Foundation Model-Driven Framework for Human-Object Interaction Prediction with Segmentation Mask Integration
Juhan Park, Kyungjae Lee, Hyung Jin Chang, Jungchan Cho
TL;DR
The paper tackles HOI prediction by leveraging segmentation foundation models to produce HOI quadruplets that include segmentation masks for human-object pairs. It introduces Seg2HOI, a frozen foundation-model pipeline with a dedicated HOI decoder implementing implicit relation learning and multi-head predictions, plus pseudo-labeling for HOI masks to enable training without HOI ground-truth masks. The method supports open-vocabulary and interactive quadruplet segmentation via prompts, and demonstrates competitive performance on HICO-DET and V-COCO, including zero-shot settings. This approach offers a resource-efficient path to joint segmentation and HOI understanding, with potential applications in robotics and interactive systems.
Abstract
In this work, we introduce Segmentation to Human-Object Interaction (\textit{\textbf{Seg2HOI}}) approach, a novel framework that integrates segmentation-based vision foundation models with the human-object interaction task, distinguished from traditional detection-based Human-Object Interaction (HOI) methods. Our approach enhances HOI detection by not only predicting the standard triplets but also introducing quadruplets, which extend HOI triplets by including segmentation masks for human-object pairs. More specifically, Seg2HOI inherits the properties of the vision foundation model (e.g., promptable and interactive mechanisms) and incorporates a decoder that applies these attributes to HOI task.
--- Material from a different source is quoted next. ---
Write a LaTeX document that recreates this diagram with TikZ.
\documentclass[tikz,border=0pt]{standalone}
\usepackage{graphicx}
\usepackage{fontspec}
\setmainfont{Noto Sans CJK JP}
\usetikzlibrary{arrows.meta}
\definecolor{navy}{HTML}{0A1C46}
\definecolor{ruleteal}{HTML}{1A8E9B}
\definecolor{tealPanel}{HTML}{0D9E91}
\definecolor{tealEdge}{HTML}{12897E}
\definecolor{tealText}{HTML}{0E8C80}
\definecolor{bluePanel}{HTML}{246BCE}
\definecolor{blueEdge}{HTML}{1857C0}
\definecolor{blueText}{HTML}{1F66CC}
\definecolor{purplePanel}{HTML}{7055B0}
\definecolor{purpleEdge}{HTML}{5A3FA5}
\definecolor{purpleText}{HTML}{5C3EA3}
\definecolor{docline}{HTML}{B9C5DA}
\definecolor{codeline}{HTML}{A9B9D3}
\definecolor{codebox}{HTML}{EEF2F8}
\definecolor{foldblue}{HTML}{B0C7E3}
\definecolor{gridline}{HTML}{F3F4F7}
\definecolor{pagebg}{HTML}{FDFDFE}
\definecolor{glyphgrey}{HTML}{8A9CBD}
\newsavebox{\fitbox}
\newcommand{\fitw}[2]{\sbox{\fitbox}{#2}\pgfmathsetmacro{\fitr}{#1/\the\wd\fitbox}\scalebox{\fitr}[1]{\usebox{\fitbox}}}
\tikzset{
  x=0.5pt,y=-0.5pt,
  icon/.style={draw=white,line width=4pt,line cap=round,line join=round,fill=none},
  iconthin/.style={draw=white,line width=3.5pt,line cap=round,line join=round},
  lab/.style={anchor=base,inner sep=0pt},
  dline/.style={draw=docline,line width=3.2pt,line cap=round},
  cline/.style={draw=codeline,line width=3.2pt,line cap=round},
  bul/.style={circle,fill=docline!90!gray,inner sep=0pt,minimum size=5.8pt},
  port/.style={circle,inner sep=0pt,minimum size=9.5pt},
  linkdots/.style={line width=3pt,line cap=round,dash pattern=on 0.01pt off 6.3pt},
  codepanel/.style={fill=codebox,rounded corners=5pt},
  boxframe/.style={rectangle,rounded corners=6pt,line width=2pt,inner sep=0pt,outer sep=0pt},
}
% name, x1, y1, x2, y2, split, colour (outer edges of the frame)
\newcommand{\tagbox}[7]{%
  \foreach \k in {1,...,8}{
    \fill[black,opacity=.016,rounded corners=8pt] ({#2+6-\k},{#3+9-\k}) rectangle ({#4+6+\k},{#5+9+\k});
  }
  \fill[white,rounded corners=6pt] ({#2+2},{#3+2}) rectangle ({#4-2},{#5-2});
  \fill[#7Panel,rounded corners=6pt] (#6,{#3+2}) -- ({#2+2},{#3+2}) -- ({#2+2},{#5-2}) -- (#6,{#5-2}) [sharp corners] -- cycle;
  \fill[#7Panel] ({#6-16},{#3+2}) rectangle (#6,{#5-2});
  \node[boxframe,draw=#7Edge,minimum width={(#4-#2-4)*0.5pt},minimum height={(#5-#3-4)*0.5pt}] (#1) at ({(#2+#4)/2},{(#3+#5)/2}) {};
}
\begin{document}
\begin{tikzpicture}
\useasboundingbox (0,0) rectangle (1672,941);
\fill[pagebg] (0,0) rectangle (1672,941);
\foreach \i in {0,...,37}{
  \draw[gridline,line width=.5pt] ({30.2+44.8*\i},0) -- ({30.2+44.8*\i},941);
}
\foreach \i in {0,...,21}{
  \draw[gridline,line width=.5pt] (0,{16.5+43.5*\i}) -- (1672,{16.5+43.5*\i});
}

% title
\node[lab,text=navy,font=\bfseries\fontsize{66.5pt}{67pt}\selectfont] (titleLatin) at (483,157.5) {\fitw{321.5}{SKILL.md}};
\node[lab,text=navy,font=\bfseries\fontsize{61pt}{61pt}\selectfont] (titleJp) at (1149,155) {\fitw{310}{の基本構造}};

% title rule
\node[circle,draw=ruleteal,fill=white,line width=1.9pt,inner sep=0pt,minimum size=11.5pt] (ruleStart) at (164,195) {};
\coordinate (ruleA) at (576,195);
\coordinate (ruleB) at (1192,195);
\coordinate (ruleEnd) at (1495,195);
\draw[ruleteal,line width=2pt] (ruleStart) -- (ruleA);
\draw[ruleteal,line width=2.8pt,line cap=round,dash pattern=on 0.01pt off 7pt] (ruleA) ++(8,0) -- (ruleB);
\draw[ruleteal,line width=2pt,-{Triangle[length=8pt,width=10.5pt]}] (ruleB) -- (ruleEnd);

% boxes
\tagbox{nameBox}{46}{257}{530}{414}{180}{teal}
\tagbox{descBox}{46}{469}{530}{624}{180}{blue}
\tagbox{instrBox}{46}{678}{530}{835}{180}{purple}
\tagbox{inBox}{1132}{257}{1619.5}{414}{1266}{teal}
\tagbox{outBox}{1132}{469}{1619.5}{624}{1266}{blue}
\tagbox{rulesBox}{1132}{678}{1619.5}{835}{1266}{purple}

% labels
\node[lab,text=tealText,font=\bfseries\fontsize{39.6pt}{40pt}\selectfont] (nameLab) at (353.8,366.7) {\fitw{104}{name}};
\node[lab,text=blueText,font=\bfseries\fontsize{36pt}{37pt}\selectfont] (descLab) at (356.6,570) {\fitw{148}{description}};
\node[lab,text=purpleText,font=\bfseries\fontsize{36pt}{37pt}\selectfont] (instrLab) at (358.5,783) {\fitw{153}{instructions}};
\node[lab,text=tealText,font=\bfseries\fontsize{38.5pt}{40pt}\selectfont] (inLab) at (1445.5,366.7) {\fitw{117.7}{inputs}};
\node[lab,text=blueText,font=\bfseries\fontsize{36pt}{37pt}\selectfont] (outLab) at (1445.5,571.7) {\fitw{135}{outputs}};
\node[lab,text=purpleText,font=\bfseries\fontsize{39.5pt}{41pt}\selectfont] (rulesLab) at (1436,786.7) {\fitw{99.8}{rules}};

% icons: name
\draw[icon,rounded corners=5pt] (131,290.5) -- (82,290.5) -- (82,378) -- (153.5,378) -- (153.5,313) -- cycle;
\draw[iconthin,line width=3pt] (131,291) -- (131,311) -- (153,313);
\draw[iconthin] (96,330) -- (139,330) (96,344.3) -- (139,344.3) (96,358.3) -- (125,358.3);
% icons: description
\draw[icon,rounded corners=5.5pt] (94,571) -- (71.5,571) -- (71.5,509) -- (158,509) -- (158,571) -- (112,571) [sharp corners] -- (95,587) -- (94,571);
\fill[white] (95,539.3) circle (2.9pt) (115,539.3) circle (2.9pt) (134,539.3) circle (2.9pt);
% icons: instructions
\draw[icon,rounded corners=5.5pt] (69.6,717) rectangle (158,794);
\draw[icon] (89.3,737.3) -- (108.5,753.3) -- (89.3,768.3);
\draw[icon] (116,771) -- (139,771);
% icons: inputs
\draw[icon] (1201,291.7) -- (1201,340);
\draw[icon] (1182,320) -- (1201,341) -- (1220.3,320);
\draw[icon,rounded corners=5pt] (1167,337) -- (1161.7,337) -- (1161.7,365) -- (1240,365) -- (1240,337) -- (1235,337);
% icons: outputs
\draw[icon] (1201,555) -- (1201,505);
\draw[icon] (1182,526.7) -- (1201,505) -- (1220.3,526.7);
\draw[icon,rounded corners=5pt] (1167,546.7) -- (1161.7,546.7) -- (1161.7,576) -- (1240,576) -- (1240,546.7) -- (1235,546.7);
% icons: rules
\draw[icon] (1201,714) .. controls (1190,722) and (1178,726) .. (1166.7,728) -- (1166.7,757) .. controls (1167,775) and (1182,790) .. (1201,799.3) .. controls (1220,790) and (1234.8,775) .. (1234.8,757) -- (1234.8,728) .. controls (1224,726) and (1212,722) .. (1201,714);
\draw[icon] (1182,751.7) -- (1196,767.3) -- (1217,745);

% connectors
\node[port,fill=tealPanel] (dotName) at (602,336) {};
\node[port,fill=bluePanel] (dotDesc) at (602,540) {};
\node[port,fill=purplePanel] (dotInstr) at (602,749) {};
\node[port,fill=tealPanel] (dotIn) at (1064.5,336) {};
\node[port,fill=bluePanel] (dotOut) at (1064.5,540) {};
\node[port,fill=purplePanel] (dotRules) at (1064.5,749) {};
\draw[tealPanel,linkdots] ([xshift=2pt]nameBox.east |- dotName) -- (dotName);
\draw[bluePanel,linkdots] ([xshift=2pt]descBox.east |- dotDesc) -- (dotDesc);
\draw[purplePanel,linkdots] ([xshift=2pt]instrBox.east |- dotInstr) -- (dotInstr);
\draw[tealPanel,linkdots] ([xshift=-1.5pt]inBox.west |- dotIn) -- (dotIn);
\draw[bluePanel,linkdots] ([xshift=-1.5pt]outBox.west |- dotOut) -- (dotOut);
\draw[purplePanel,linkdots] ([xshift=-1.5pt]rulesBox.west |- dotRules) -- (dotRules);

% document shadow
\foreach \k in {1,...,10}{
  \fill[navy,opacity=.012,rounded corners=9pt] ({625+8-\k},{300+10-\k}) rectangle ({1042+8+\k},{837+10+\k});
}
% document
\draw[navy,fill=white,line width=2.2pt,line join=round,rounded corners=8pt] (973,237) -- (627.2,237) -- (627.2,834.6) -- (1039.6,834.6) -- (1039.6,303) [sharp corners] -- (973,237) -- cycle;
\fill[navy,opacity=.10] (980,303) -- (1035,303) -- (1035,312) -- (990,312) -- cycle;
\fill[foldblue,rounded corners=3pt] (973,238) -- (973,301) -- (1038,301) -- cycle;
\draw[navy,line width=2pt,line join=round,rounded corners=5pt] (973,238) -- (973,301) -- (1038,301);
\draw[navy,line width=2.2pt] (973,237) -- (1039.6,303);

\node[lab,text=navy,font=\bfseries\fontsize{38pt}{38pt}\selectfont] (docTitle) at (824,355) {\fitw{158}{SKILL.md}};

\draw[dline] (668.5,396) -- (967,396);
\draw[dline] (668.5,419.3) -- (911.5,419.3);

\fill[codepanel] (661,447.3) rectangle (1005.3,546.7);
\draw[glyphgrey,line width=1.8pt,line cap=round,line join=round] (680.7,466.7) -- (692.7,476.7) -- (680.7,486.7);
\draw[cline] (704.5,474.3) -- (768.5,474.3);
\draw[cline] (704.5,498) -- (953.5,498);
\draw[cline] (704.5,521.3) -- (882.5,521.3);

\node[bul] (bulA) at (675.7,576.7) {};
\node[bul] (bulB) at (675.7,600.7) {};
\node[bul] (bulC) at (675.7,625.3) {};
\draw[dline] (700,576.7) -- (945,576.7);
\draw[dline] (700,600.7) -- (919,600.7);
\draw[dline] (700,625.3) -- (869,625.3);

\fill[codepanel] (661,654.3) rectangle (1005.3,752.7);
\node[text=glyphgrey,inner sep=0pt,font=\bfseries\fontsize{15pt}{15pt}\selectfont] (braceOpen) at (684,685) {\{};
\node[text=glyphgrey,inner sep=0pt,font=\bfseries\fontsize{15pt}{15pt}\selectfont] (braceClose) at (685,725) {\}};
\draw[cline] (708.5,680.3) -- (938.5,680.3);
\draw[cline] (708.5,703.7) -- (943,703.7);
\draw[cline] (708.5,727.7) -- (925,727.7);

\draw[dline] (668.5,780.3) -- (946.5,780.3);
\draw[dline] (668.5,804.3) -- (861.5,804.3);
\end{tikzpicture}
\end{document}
Despite training only for HOI, without additional training mechanisms for these properties, the framework demonstrates that such features still operate efficiently. Extensive experiments on two public benchmark datasets demonstrate that Seg2HOI achieves performance comparable to state-of-the-art methods, even in zero-shot scenarios. Lastly, we propose that Seg2HOI can generate HOI quadruplets and interactive HOI segmentation from novel text and visual prompts that were not used during training, making it versatile for a wide range of applications by leveraging this flexibility.